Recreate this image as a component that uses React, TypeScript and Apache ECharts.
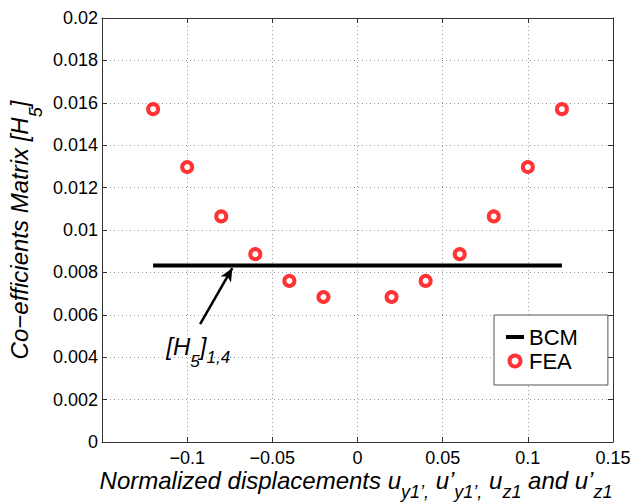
import React, { useEffect, useRef } from "react";
import * as echarts from "echarts";

const FONT = "'Liberation Sans', Arial, Helvetica, sans-serif";

// Data
const feaX = [-0.12, -0.1, -0.08, -0.06, -0.04, -0.02, 0.02, 0.04, 0.06, 0.08, 0.1, 0.12];
const feaY = [0.0157, 0.01297, 0.01064, 0.00886, 0.0076, 0.00684, 0.00684, 0.0076, 0.00886, 0.01064, 0.01297, 0.0157];
const bcmX = [-0.12, 0.12];
const bcmY = [0.00833, 0.00833];
const seriesNames = ["BCM", "FEA"];

// Annotation (data coordinates)
const arrowFrom = [-0.0924, 0.00556];
const arrowTo = [-0.0735, 0.0082];
const annotationAt = [-0.0935, 0.00423];

const xMin = -0.15, xMax = 0.15, xStep = 0.05;
const yMin = 0, yMax = 0.02, yStep = 0.002;

const fmtX = (v: number) => {
  if (v <= -0.149) return "";
  const r = Math.round(v * 1000) / 1000;
  return String(r).replace("-", "\u2212");
};
const fmtY = (v: number) => String(Math.round(v * 10000) / 10000);

const axisLineStyle = { color: "#333", width: 1 };

export default function App() {
  const ref = useRef<HTMLDivElement>(null);
  useEffect(() => {
    if (!ref.current) return;
    const chart = echarts.init(ref.current, undefined, { renderer: "svg" });
    const mainTok = { fontSize: 24, fontStyle: "italic", fontFamily: FONT, color: "#000", lineHeight: 28, verticalAlign: "top" };
    const mainTight = { ...mainTok, lineHeight: 16 };
    const subTok = (size: number, pad: number) => ({
      fontSize: size, fontStyle: "italic", fontFamily: FONT, color: "#000", padding: [pad, 0, 0, 0], verticalAlign: "top",
    });
    const option: any = {
      animation: false,
      backgroundColor: "#fff",
      grid: { left: 102, right: 21, top: 18, bottom: 60, containLabel: false },
      xAxis: [
        {
          type: "value", min: xMin, max: xMax, interval: xStep, position: "bottom",
          axisLine: { show: true, onZero: false, lineStyle: axisLineStyle },
          axisTick: { show: true, inside: true, length: 5, lineStyle: axisLineStyle },
          axisLabel: { margin: 7, fontSize: 18, color: "#000", fontFamily: FONT, formatter: fmtX },
          splitLine: { show: true, lineStyle: { type: [1, 3], color: "#999", width: 1 } },
        },
        {
          type: "value", min: xMin, max: xMax, interval: xStep, position: "top",
          axisLine: { show: true, onZero: false, lineStyle: axisLineStyle },
          axisTick: { show: true, inside: true, length: 5, lineStyle: axisLineStyle },
          axisLabel: { show: false },
          splitLine: { show: false },
        },
      ],
      yAxis: [
        {
          type: "value", min: yMin, max: yMax, interval: yStep, position: "left",
          axisLine: { show: true, onZero: false, lineStyle: axisLineStyle },
          axisTick: { show: true, inside: true, length: 5, lineStyle: axisLineStyle },
          axisLabel: { margin: 4, fontSize: 18, color: "#000", fontFamily: FONT, formatter: fmtY },
          splitLine: { show: true, lineStyle: { type: [1, 3], color: "#999", width: 1 } },
        },
        {
          type: "value", min: yMin, max: yMax, interval: yStep, position: "right",
          axisLine: { show: true, onZero: false, lineStyle: axisLineStyle },
          axisTick: { show: true, inside: true, length: 5, lineStyle: axisLineStyle },
          axisLabel: { show: false },
          splitLine: { show: false },
        },
      ],
      legend: {
        orient: "vertical", left: 494, top: 315,
        padding: [10, 30, 12, 10], itemGap: 0, itemWidth: 18, itemHeight: 11,
        backgroundColor: "#fff", borderColor: "#555", borderWidth: 1, borderRadius: 0,
        textStyle: { fontSize: 22, color: "#000", fontFamily: FONT, lineHeight: 14, padding: [0, 0, 10, 0] },
        data: [
          { name: seriesNames[0], itemStyle: { opacity: 0 }, lineStyle: { width: 4, color: "#000" } },
          { name: seriesNames[1], itemStyle: { borderWidth: 4, color: "#fff", borderColor: "#ff0000" } },
        ],
      },
      series: [
        {
          name: seriesNames[0], type: "line", xAxisIndex: 0, yAxisIndex: 0,
          data: bcmX.map((x, i) => [x, bcmY[i]]),
          symbol: "none", showSymbol: false,
          lineStyle: { color: "#000", width: 4 }, itemStyle: { color: "#000" }, z: 3,
          markLine: {
            silent: true, animation: false,
            symbol: ["none", "arrow"], symbolSize: [9, 13],
            label: { show: false },
            lineStyle: { color: "#000", width: 2.5, type: "solid" },
            data: [[{ coord: arrowFrom }, { coord: arrowTo }]],
          },
          markPoint: {
            silent: true, animation: false,
            symbol: "circle", symbolSize: 0,
            data: [{ coord: annotationAt }],
            label: {
              show: true, position: "inside", formatter: "{m|[H}{a|5}{m|]}{b|1,4}",
              rich: { m: mainTok, a: subTok(17, 19), b: subTok(17, 15) },
            },
          },
        },
        {
          name: seriesNames[1], type: "scatter", xAxisIndex: 0, yAxisIndex: 0,
          data: feaX.map((x, i) => [x, feaY[i]]),
          symbol: "circle", symbolSize: 10,
          itemStyle: { color: "#fff", borderColor: "#ff0000", borderWidth: 4 }, z: 4,
        },
      ],
      graphic: [
        {
          type: "text", x: 356, y: 484.5, silent: true,
          style: {
            text: "{m|Normalized displacements u}{s|y1\u2019,}{m| u\u2019}{s|y1\u2019,}{m| u}{s|z1}{m| and u\u2019}{s|z1}",
            align: "center", verticalAlign: "middle",
            rich: { m: mainTight, s: subTok(18, 14) },
          },
        },
        {
          type: "text", x: 26, y: 230, rotation: Math.PI / 2, silent: true,
          style: {
            text: "{m|Co\u2212efficients Matrix [H}{s|5}{m|]}",
            align: "center", verticalAlign: "middle",
            rich: { m: mainTok, s: subTok(18, 20) },
          },
        },
      ],
    };
    chart.setOption(option);
    return () => chart.dispose();
  }, []);
  return (
    <div
      ref={ref}
      style={{ position: "fixed", left: 0, top: 0, width: 634, height: 502, background: "#fff" }}
    />
  );
}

──────────

__DIRECTIONS__. Without the pictures, transcribe the listing above exactly.

__EXERCISE ANSWER__.
Recreate this image as a component that uses React, TypeScript and Apache ECharts.
import React, { useEffect, useRef } from "react";
import * as echarts from "echarts";

const FONT = "'Liberation Sans', Arial, Helvetica, sans-serif";

// Data
const feaX = [-0.12, -0.1, -0.08, -0.06, -0.04, -0.02, 0.02, 0.04, 0.06, 0.08, 0.1, 0.12];
const feaY = [0.0157, 0.01297, 0.01064, 0.00886, 0.0076, 0.00684, 0.00684, 0.0076, 0.00886, 0.01064, 0.01297, 0.0157];
const bcmX = [-0.12, 0.12];
const bcmY = [0.00833, 0.00833];
const seriesNames = ["BCM", "FEA"];

// Annotation (data coordinates)
const arrowFrom = [-0.0924, 0.00556];
const arrowTo = [-0.0735, 0.0082];
const annotationAt = [-0.0935, 0.00423];

const xMin = -0.15, xMax = 0.15, xStep = 0.05;
const yMin = 0, yMax = 0.02, yStep = 0.002;

const fmtX = (v: number) => {
  if (v <= -0.149) return "";
  const r = Math.round(v * 1000) / 1000;
  return String(r).replace("-", "\u2212");
};
const fmtY = (v: number) => String(Math.round(v * 10000) / 10000);

const axisLineStyle = { color: "#333", width: 1 };

export default function App() {
  const ref = useRef<HTMLDivElement>(null);
  useEffect(() => {
    if (!ref.current) return;
    const chart = echarts.init(ref.current, undefined, { renderer: "svg" });
    const mainTok = { fontSize: 24, fontStyle: "italic", fontFamily: FONT, color: "#000", lineHeight: 28, verticalAlign: "top" };
    const mainTight = { ...mainTok, lineHeight: 16 };
    const subTok = (size: number, pad: number) => ({
      fontSize: size, fontStyle: "italic", fontFamily: FONT, color: "#000", padding: [pad, 0, 0, 0], verticalAlign: "top",
    });
    const option: any = {
      animation: false,
      backgroundColor: "#fff",
      grid: { left: 102, right: 21, top: 18, bottom: 60, containLabel: false },
      xAxis: [
        {
          type: "value", min: xMin, max: xMax, interval: xStep, position: "bottom",
          axisLine: { show: true, onZero: false, lineStyle: axisLineStyle },
          axisTick: { show: true, inside: true, length: 5, lineStyle: axisLineStyle },
          axisLabel: { margin: 7, fontSize: 18, color: "#000", fontFamily: FONT, formatter: fmtX },
          splitLine: { show: true, lineStyle: { type: [1, 3], color: "#999", width: 1 } },
        },
        {
          type: "value", min: xMin, max: xMax, interval: xStep, position: "top",
          axisLine: { show: true, onZero: false, lineStyle: axisLineStyle },
          axisTick: { show: true, inside: true, length: 5, lineStyle: axisLineStyle },
          axisLabel: { show: false },
          splitLine: { show: false },
        },
      ],
      yAxis: [
        {
          type: "value", min: yMin, max: yMax, interval: yStep, position: "left",
          axisLine: { show: true, onZero: false, lineStyle: axisLineStyle },
          axisTick: { show: true, inside: true, length: 5, lineStyle: axisLineStyle },
          axisLabel: { margin: 4, fontSize: 18, color: "#000", fontFamily: FONT, formatter: fmtY },
          splitLine: { show: true, lineStyle: { type: [1, 3], color: "#999", width: 1 } },
        },
        {
          type: "value", min: yMin, max: yMax, interval: yStep, position: "right",
          axisLine: { show: true, onZero: false, lineStyle: axisLineStyle },
          axisTick: { show: true, inside: true, length: 5, lineStyle: axisLineStyle },
          axisLabel: { show: false },
          splitLine: { show: false },
        },
      ],
      legend: {
        orient: "vertical", left: 494, top: 315,
        padding: [10, 30, 12, 10], itemGap: 0, itemWidth: 18, itemHeight: 11,
        backgroundColor: "#fff", borderColor: "#555", borderWidth: 1, borderRadius: 0,
        textStyle: { fontSize: 22, color: "#000", fontFamily: FONT, lineHeight: 14, padding: [0, 0, 10, 0] },
        data: [
          { name: seriesNames[0], itemStyle: { opacity: 0 }, lineStyle: { width: 4, color: "#000" } },
          { name: seriesNames[1], itemStyle: { borderWidth: 4, color: "#fff", borderColor: "#ff0000" } },
        ],
      },
      series: [
        {
          name: seriesNames[0], type: "line", xAxisIndex: 0, yAxisIndex: 0,
          data: bcmX.map((x, i) => [x, bcmY[i]]),
          symbol: "none", showSymbol: false,
          lineStyle: { color: "#000", width: 4 }, itemStyle: { color: "#000" }, z: 3,
          markLine: {
            silent: true, animation: false,
            symbol: ["none", "arrow"], symbolSize: [9, 13],
            label: { show: false },
            lineStyle: { color: "#000", width: 2.5, type: "solid" },
            data: [[{ coord: arrowFrom }, { coord: arrowTo }]],
          },
          markPoint: {
            silent: true, animation: false,
            symbol: "circle", symbolSize: 0,
            data: [{ coord: annotationAt }],
            label: {
              show: true, position: "inside", formatter: "{m|[H}{a|5}{m|]}{b|1,4}",
              rich: { m: mainTok, a: subTok(17, 19), b: subTok(17, 15) },
            },
          },
        },
        {
          name: seriesNames[1], type: "scatter", xAxisIndex: 0, yAxisIndex: 0,
          data: feaX.map((x, i) => [x, feaY[i]]),
          symbol: "circle", symbolSize: 10,
          itemStyle: { color: "#fff", borderColor: "#ff0000", borderWidth: 4 }, z: 4,
        },
      ],
      graphic: [
        {
          type: "text", x: 356, y: 484.5, silent: true,
          style: {
            text: "{m|Normalized displacements u}{s|y1\u2019,}{m| u\u2019}{s|y1\u2019,}{m| u}{s|z1}{m| and u\u2019}{s|z1}",
            align: "center", verticalAlign: "middle",
            rich: { m: mainTight, s: subTok(18, 14) },
          },
        },
        {
          type: "text", x: 26, y: 230, rotation: Math.PI / 2, silent: true,
          style: {
            text: "{m|Co\u2212efficients Matrix [H}{s|5}{m|]}",
            align: "center", verticalAlign: "middle",
            rich: { m: mainTok, s: subTok(18, 20) },
          },
        },
      ],
    };
    chart.setOption(option);
    return () => chart.dispose();
  }, []);
  return (
    <div
      ref={ref}
      style={{ position: "fixed", left: 0, top: 0, width: 634, height: 502, background: "#fff" }}
    />
  );
}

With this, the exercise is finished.